We've nearly hit double digits for the number of days in the doldrums so far. Matt keeps promising that the weather is about to become favourable, but the heat and lack of sailing are really starting to get to people. It's so difficult to stay focused and upbeat when even the constant sail changes can't get the boat moving. Gybing is an incredibly slow process that often takes two or three tries with such light wind.
The good news is that there was some excitement this morning to remind us all why we're doing this. Just as we hit the 0600 watch change, we sailed into an enormous squall that had been lurking on the horizon. Suddenly we went from next to no wind to 48 knots. Our medium weight kite (Brian) was up at the time - I'm impressed that it didn't explode, though it was quickly dumped (as was the main sail). We got Brian down the hatch relatively quickly and proceeded to put in two reefs, hoist the staysail, hoist the Yankee two, as well as shaking out the reefs when the wind died down. The sheer amount of rain made it difficult to see anything, not to mention soaking all of us to the bone. We had a bit of a bag in the mainsail once the reef was in which managed to fill with at least a dozen gallons of water.

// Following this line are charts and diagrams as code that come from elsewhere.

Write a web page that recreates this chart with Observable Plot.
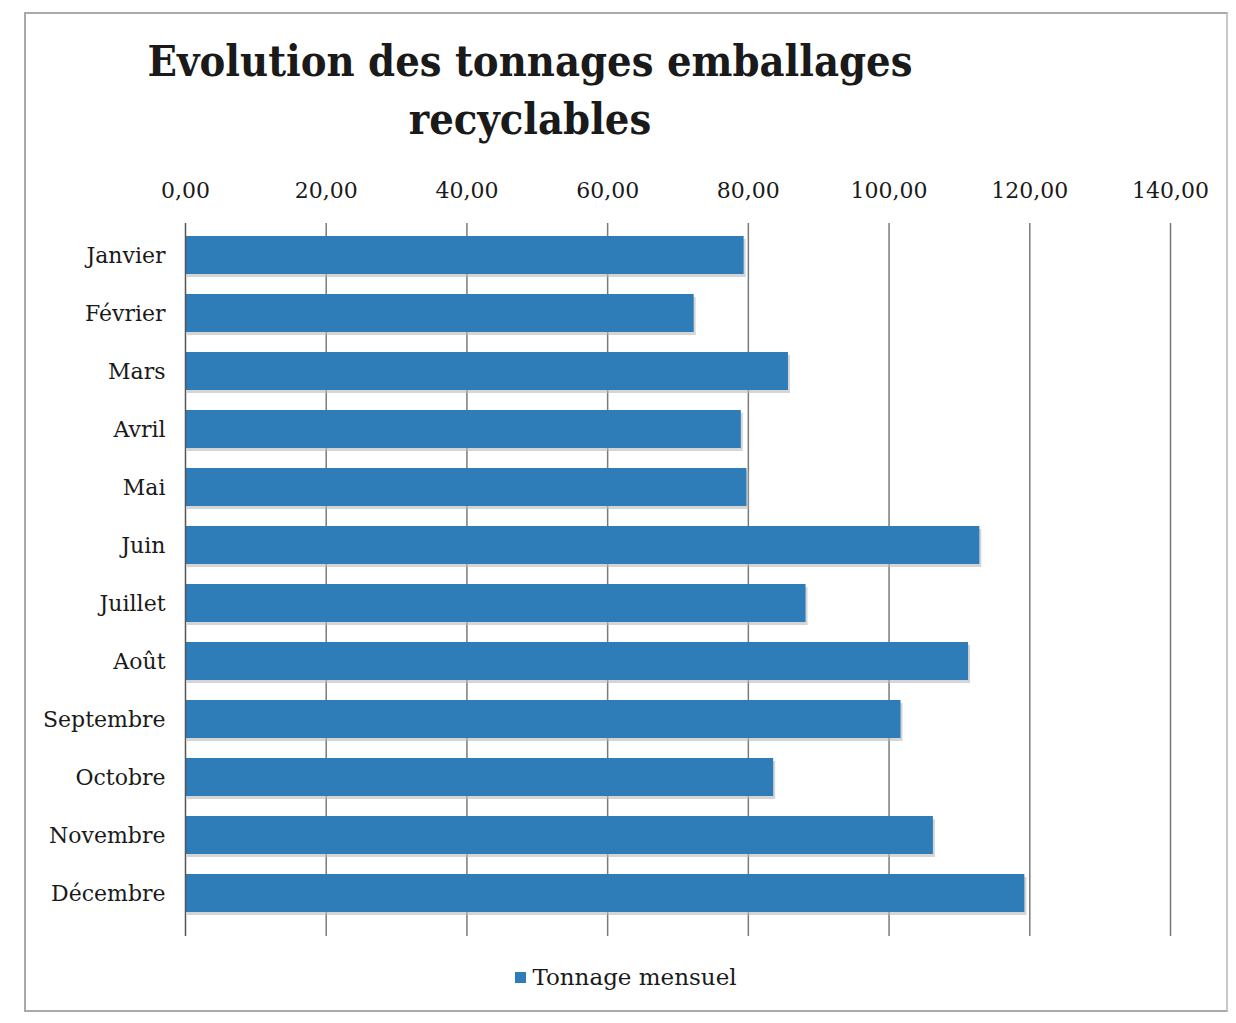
<!DOCTYPE html>
<html>
<head>
<meta charset="utf-8">
<script src="https://cdn.jsdelivr.net/npm/d3@7"></script>
<script src="https://cdn.jsdelivr.net/npm/@observablehq/plot@0.6"></script>
<style>
  html, body { margin: 0; padding: 0; background: #fff; }
  body { width: 1236px; height: 1023px; position: relative; overflow: hidden; font-family: "DejaVu Serif", serif; }
  #frame { position: absolute; left: 24px; top: 12px; width: 1200px; height: 996px; border: 2px solid #a9a9a9; border-right-color: #c8c8c8; }
  #title { position: absolute; left: 0; top: 32px; width: 1060px; text-align: center; font-family: "DejaVu Serif Condensed", "DejaVu Serif", serif; font-weight: bold; font-size: 43px; line-height: 58px; color: #1a1a1a; }
  #chart { position: absolute; left: 0; top: 150px; }
  #legend { position: absolute; left: 0; top: 964px; width: 1236px; text-align: center; font-size: 23px; color: #1a1a1a; padding-left: 8px; }
  #legend .sw { display: inline-block; width: 11px; height: 11px; background: #2e7db9; margin-right: 6px; vertical-align: 2px; }
</style>
</head>
<body>
<div id="frame"></div>
<div id="title">Evolution des tonnages emballages<br>recyclables</div>
<div id="chart"></div>
<div id="legend"><span class="sw"></span>Tonnage mensuel</div>
<script>
const months = ["Janvier", "Février", "Mars", "Avril", "Mai", "Juin", "Juillet", "Août", "Septembre", "Octobre", "Novembre", "Décembre"];
const tonnage = [79.4, 72.3, 85.7, 79.0, 79.8, 112.9, 88.2, 111.3, 101.7, 83.6, 106.3, 119.3];
const xTicks = [0, 20, 40, 60, 80, 100, 120, 140];
const seriesName = "Tonnage mensuel";

const data = months.map((m, i) => ({ month: m, value: tonnage[i] }));
const fmt = v => v.toFixed(2).replace(".", ",");

const chart = Plot.plot({
  width: 1236,
  height: 800,
  marginLeft: 185,
  marginRight: 66,
  marginTop: 71,
  marginBottom: 24,
  style: { fontFamily: "DejaVu Serif, serif", fontSize: "22px", color: "#1a1a1a", background: "transparent" },
  x: { domain: [0, 140], ticks: xTicks, tickFormat: fmt },
  y: { domain: months, paddingInner: 0.35, paddingOuter: 0.175, label: null },
  marks: [
    Plot.ruleX(xTicks.slice(1), { stroke: "#7a7a7a", strokeWidth: 1.5, insetTop: 2, insetBottom: -10 }),
    Plot.barX(data, { y: "month", x: "value", fill: "#b9b9b9", fillOpacity: 0.6, dx: 2, dy: 3 }),
    Plot.barX(data, { y: "month", x: "value", fill: "#2e7db9" }),
    Plot.ruleX([0], { stroke: "#555", strokeWidth: 1.5, insetTop: 2, insetBottom: -10 }),
    Plot.axisX({ anchor: "top", ticks: xTicks, tickFormat: fmt, tickSize: 0, tickPadding: 24, label: null, fontSize: 22 }),
    Plot.axisY({ tickSize: 0, tickPadding: 20, label: null, fontSize: 22 })
  ]
});
document.getElementById("chart").appendChild(chart);
</script>
</body>
</html>
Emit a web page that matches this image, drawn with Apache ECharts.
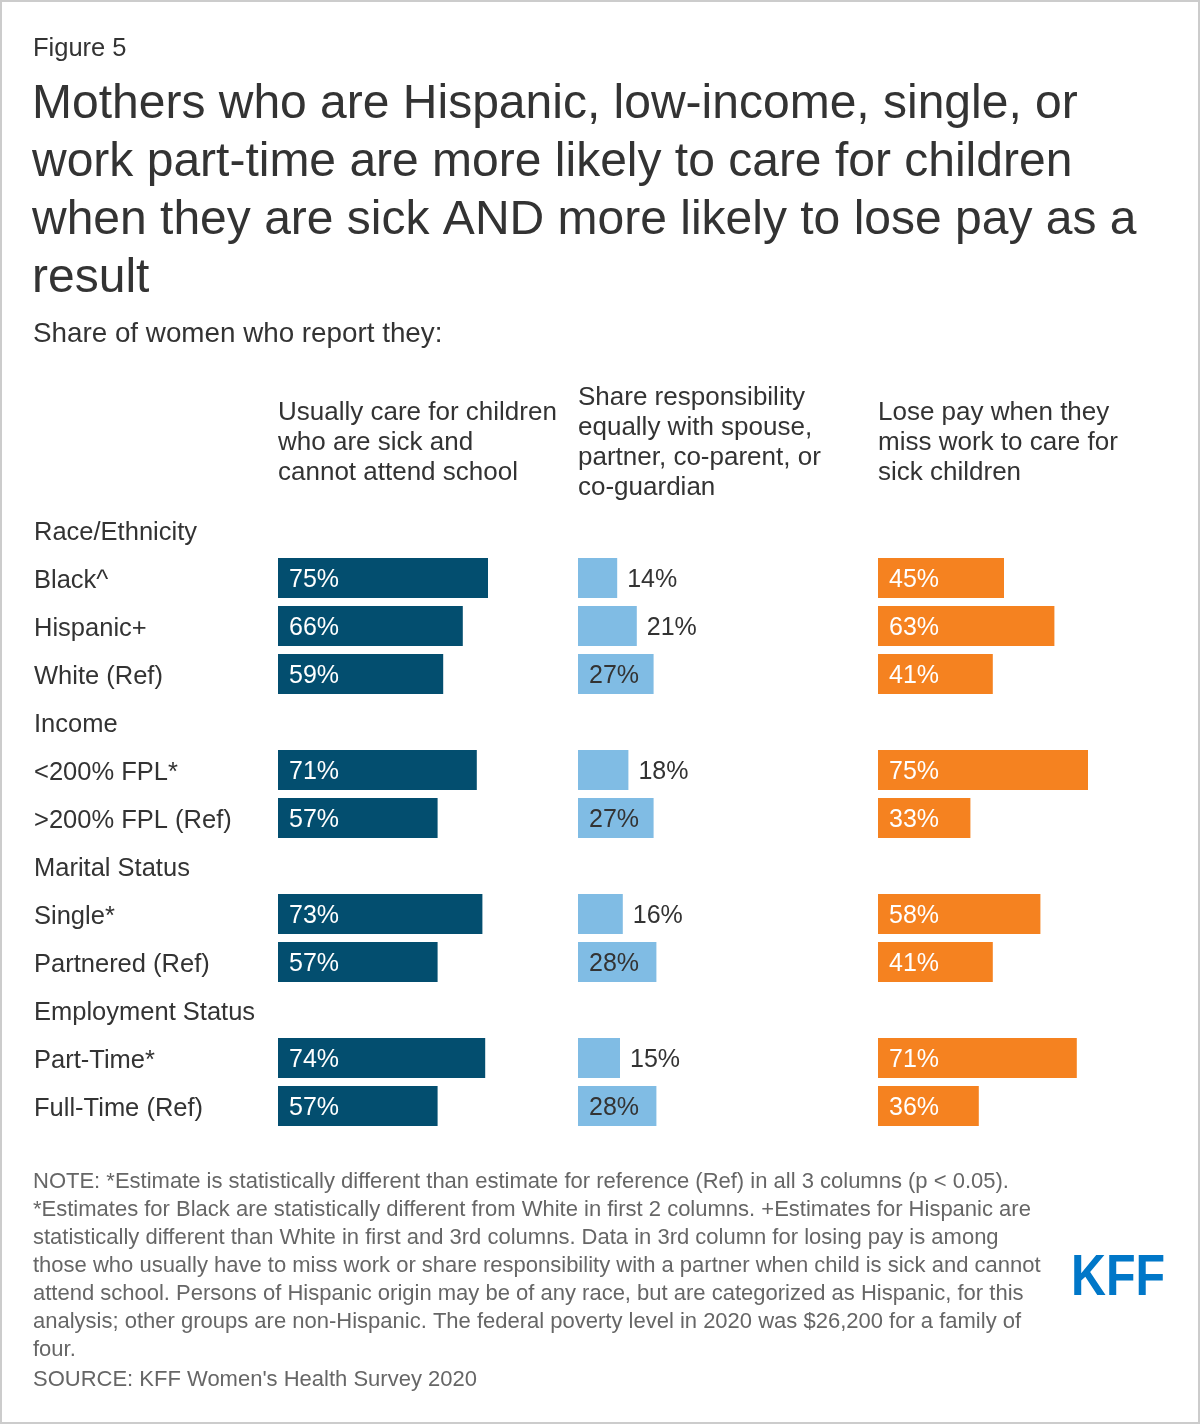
<!DOCTYPE html>
<html>
<head>
<meta charset="utf-8">
<script src="https://cdn.jsdelivr.net/npm/echarts@6/dist/echarts.min.js"></script>
<style>
html,body{margin:0;padding:0;background:#fff;}
#chart{width:1200px;height:1424px;}
</style>
</head>
<body>
<div id="chart"></div>
<script>
// ---- Data ----
var categories = ['Race/Ethnicity','Black^','Hispanic+','White (Ref)','Income','<200% FPL*','>200% FPL (Ref)','Marital Status','Single*','Partnered (Ref)','Employment Status','Part-Time*','Full-Time (Ref)'];
var careSick  = [null,75,66,59,null,71,57,null,73,57,null,74,57];
var shareResp = [null,14,21,27,null,18,27,null,16,28,null,15,28];
var losePay   = [null,45,63,41,null,75,33,null,58,41,null,71,36];
var columnHeaders = [
  'Usually care for children\nwho are sick and\ncannot attend school',
  'Share responsibility\nequally with spouse,\npartner, co-parent, or\nco-guardian',
  'Lose pay when they\nmiss work to care for\nsick children'
];
var titleText = 'Mothers who are Hispanic, low-income, single, or\nwork part-time are more likely to care for children\nwhen they are sick AND more likely to lose pay as a\nresult';
var noteText = 'NOTE: *Estimate is statistically different than estimate for reference (Ref) in all 3 columns (p < 0.05).\n*Estimates for Black are statistically different from White in first 2 columns. +Estimates for Hispanic are\nstatistically different than White in first and 3rd columns. Data in 3rd column for losing pay is among\nthose who usually have to miss work or share responsibility with a partner when child is sick and cannot\nattend school. Persons of Hispanic origin may be of any race, but are categorized as Hispanic, for this\nanalysis; other groups are non-Hispanic. The federal poverty level in 2020 was $26,200 for a family of\nfour.';
var sourceText = 'SOURCE: KFF Women\'s Health Survey 2020';

// ---- Styling ----
var FONT = '"Liberation Sans", Arial, Helvetica, sans-serif';
var TXT = '#333333';
var colors = ['#034e6f', '#80bce4', '#f58220'];
var gridLefts = [278, 578, 878];
var GRID_TOP = 506, GRID_H = 624, GRID_W = 280;

function toData(arr, idx) {
  return arr.map(function (v) {
    if (v === null) return '-';
    var item = { value: v };
    if (idx === 1) {
      if (v < 25) {
        item.label = { position: 'right', distance: 10, color: TXT };
      } else {
        item.label = { position: 'insideLeft', distance: 11, color: TXT };
      }
    }
    return item;
  });
}

var seriesArrays = [careSick, shareResp, losePay];
var grids = [], xAxes = [], yAxes = [], series = [];
for (var i = 0; i < 3; i++) {
  grids.push({ left: gridLefts[i], top: GRID_TOP, width: GRID_W, height: GRID_H, containLabel: false });
  xAxes.push({ gridIndex: i, type: 'value', min: 0, max: 100, show: false });
  yAxes.push({
    gridIndex: i, type: 'category', data: categories, inverse: true,
    axisLine: { show: false }, axisTick: { show: false }, splitLine: { show: false },
    axisLabel: i === 0 ? {
      show: true, align: 'left', margin: 244, color: TXT, fontSize: 25.5, fontFamily: FONT,
      formatter: function (v) { return '{c|' + v + '}'; },
      rich: { c: { color: TXT, fontSize: 25.5, fontFamily: FONT, padding: [5, 0, 0, 0] } }
    } : { show: false }
  });
  series.push({
    type: 'bar', xAxisIndex: i, yAxisIndex: i,
    data: toData(seriesArrays[i], i),
    barWidth: 40,
    itemStyle: { color: colors[i] },
    label: {
      show: true, position: 'insideLeft', distance: 11,
      color: i === 1 ? TXT : '#ffffff',
      fontSize: 25, fontFamily: FONT,
      offset: [0, 2],
      formatter: '{c}%'
    },
    silent: true
  });
}

var graphics = [
  { type: 'rect', shape: { x: 1, y: 1, width: 1198, height: 1422 }, style: { fill: 'none', stroke: '#cccccc', lineWidth: 2 }, silent: true },
  { type: 'text', x: 33, y: 49, style: { text: 'Figure 5', font: '25.5px ' + FONT, fill: TXT, textVerticalAlign: 'middle' } },
  { type: 'text', x: 32, y: 76, style: { text: titleText, font: '48px ' + FONT, fill: TXT, lineHeight: 58, textVerticalAlign: 'top' } },
  { type: 'text', x: 33, y: 334, style: { text: 'Share of women who report they:', font: '27.8px ' + FONT, fill: TXT, textVerticalAlign: 'middle' } },
  { type: 'text', x: 278, y: 398, style: { text: columnHeaders[0], font: '26px ' + FONT, fill: TXT, lineHeight: 30, textVerticalAlign: 'top' } },
  { type: 'text', x: 578, y: 383, style: { text: columnHeaders[1], font: '26px ' + FONT, fill: TXT, lineHeight: 30, textVerticalAlign: 'top' } },
  { type: 'text', x: 878, y: 398, style: { text: columnHeaders[2], font: '26px ' + FONT, fill: TXT, lineHeight: 30, textVerticalAlign: 'top' } },
  { type: 'text', x: 33, y: 1168, style: { text: noteText, font: '22px ' + FONT, fill: '#666666', lineHeight: 28, textVerticalAlign: 'top' } },
  { type: 'text', x: 33, y: 1380, style: { text: sourceText, font: '22px ' + FONT, fill: '#666666', textVerticalAlign: 'middle' } },
  { type: 'text', x: 1071, y: 1279, scaleX: 0.85, style: { text: 'KFF', font: 'bold 57px ' + FONT, fill: '#0077c8', textVerticalAlign: 'middle' } }
];

var chart = echarts.init(document.getElementById('chart'), null, { renderer: 'canvas' });
chart.setOption({
  animation: false,
  backgroundColor: '#ffffff',
  textStyle: { fontFamily: FONT },
  grid: grids,
  xAxis: xAxes,
  yAxis: yAxes,
  series: series,
  graphic: graphics
});
</script>
</body>
</html>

Suffice to say, this morning was excellent. I was certainly thrilled to do a bit of sailing for a change - not to mention washing off some of the sweat from the sauna it's been down below. It's probably strange, but there was more smiling and laughter as we all worked through the squall, absolutely soaked, than there's been in a while on board. It was just the boost we needed.
Sadly, not long after the wind died again. We're back to square one - changing sails, baking in the sun, doing our best to sail in a straight line south and generally failing. Matt's promised some wind in our future, so fingers crossed. No word on how distant that future may be.